Short exercise: Print exactly the lines from the first one down to the line containing "ML, MR, MT, MB = 107, 0, 25, 68", both ends included, with no pictures and nothing else.

Stored data:
____________________
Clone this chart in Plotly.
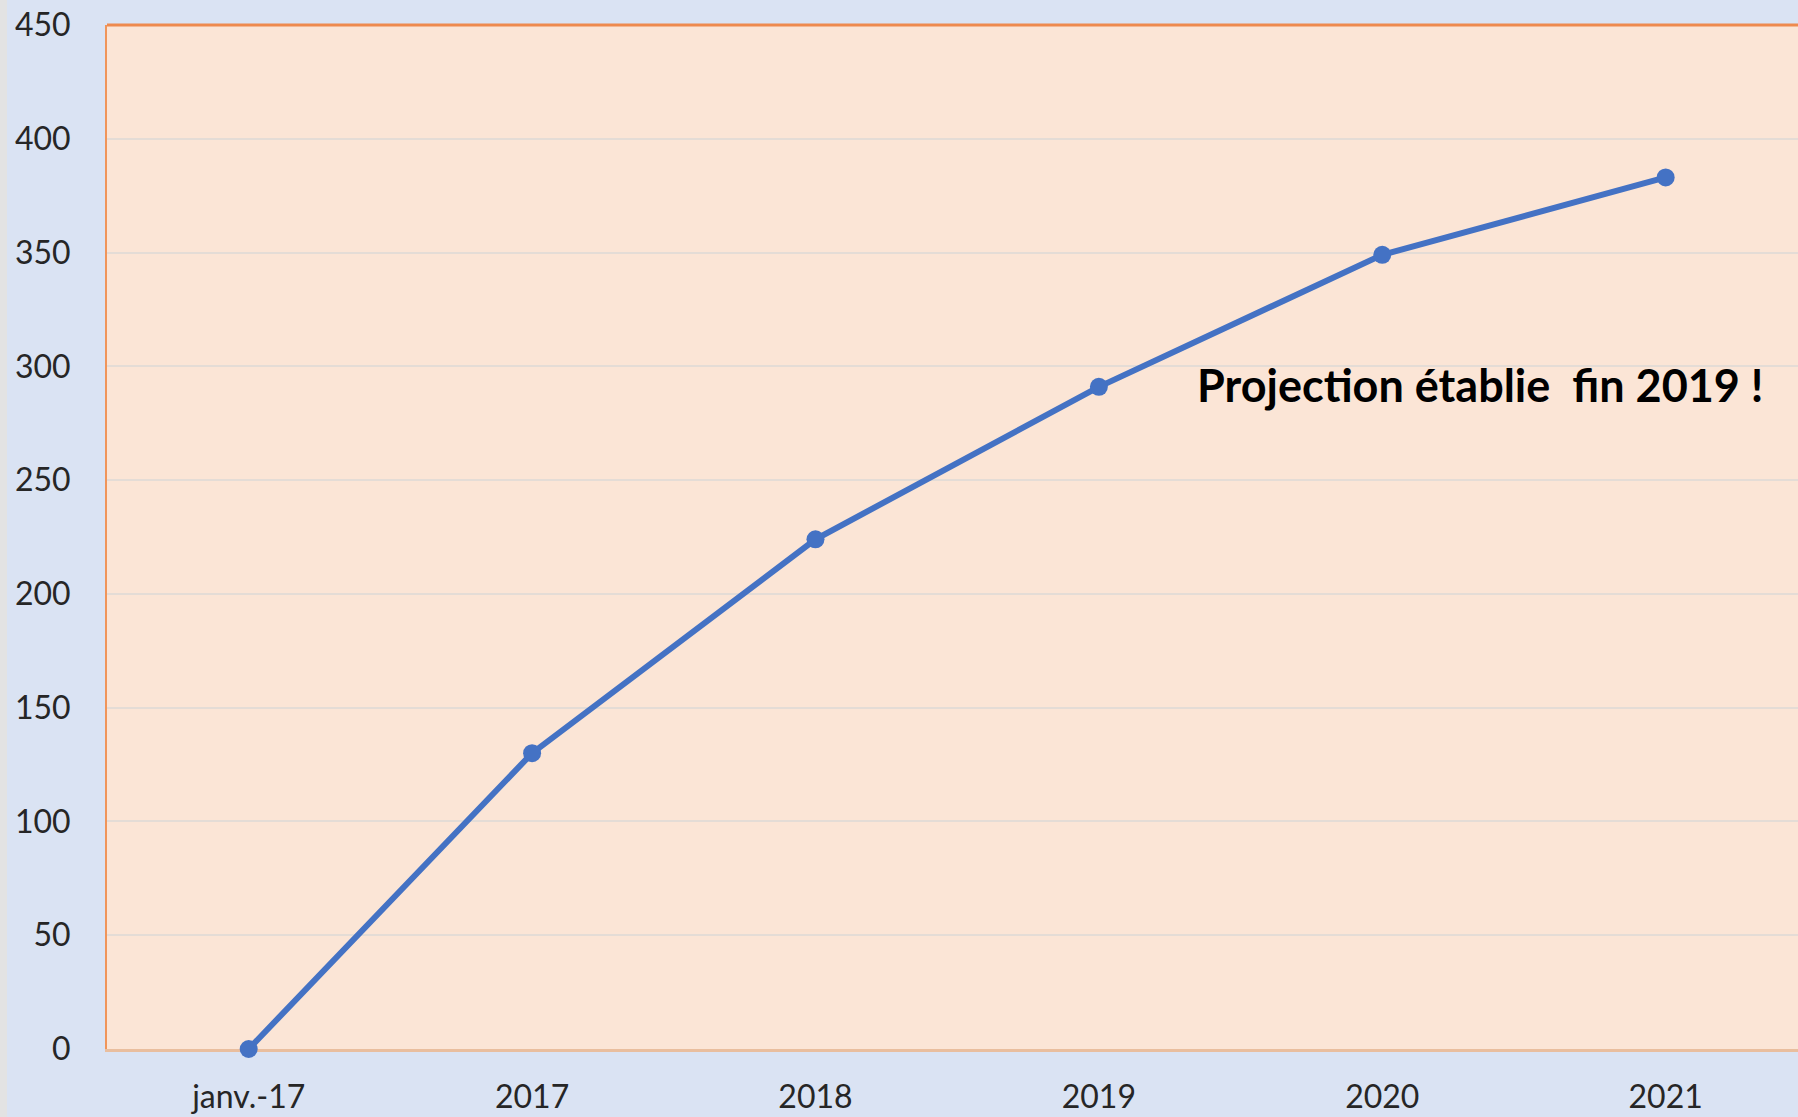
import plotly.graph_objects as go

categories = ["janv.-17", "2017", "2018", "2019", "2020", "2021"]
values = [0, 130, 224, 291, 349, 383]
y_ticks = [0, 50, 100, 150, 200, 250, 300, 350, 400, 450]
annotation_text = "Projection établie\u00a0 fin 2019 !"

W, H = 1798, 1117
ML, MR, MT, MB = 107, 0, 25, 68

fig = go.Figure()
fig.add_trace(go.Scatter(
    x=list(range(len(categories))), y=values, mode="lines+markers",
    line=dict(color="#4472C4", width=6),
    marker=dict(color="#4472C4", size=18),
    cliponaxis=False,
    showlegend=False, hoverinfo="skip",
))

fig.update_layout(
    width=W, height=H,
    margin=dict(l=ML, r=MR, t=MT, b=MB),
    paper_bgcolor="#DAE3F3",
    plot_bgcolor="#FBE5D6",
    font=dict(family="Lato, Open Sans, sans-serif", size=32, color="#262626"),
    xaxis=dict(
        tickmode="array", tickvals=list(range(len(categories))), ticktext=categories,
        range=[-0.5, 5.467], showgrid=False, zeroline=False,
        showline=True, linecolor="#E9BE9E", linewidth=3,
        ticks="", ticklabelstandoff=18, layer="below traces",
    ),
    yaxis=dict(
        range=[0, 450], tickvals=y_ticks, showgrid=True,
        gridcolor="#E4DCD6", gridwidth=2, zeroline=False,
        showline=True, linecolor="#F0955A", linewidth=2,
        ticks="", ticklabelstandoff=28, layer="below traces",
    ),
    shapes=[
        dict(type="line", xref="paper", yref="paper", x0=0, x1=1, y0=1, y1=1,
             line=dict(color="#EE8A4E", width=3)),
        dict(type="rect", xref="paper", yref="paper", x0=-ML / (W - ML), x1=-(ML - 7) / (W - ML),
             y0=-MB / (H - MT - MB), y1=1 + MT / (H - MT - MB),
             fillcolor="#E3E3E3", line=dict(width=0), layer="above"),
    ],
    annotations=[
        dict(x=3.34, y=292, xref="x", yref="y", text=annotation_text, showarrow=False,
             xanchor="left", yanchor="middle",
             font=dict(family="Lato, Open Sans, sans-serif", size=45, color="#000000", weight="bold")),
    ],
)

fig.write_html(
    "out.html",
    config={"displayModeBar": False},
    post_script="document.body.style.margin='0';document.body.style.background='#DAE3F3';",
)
____________________
Task answer:
Clone this chart in Plotly.
import plotly.graph_objects as go

categories = ["janv.-17", "2017", "2018", "2019", "2020", "2021"]
values = [0, 130, 224, 291, 349, 383]
y_ticks = [0, 50, 100, 150, 200, 250, 300, 350, 400, 450]
annotation_text = "Projection établie\u00a0 fin 2019 !"

W, H = 1798, 1117
ML, MR, MT, MB = 107, 0, 25, 68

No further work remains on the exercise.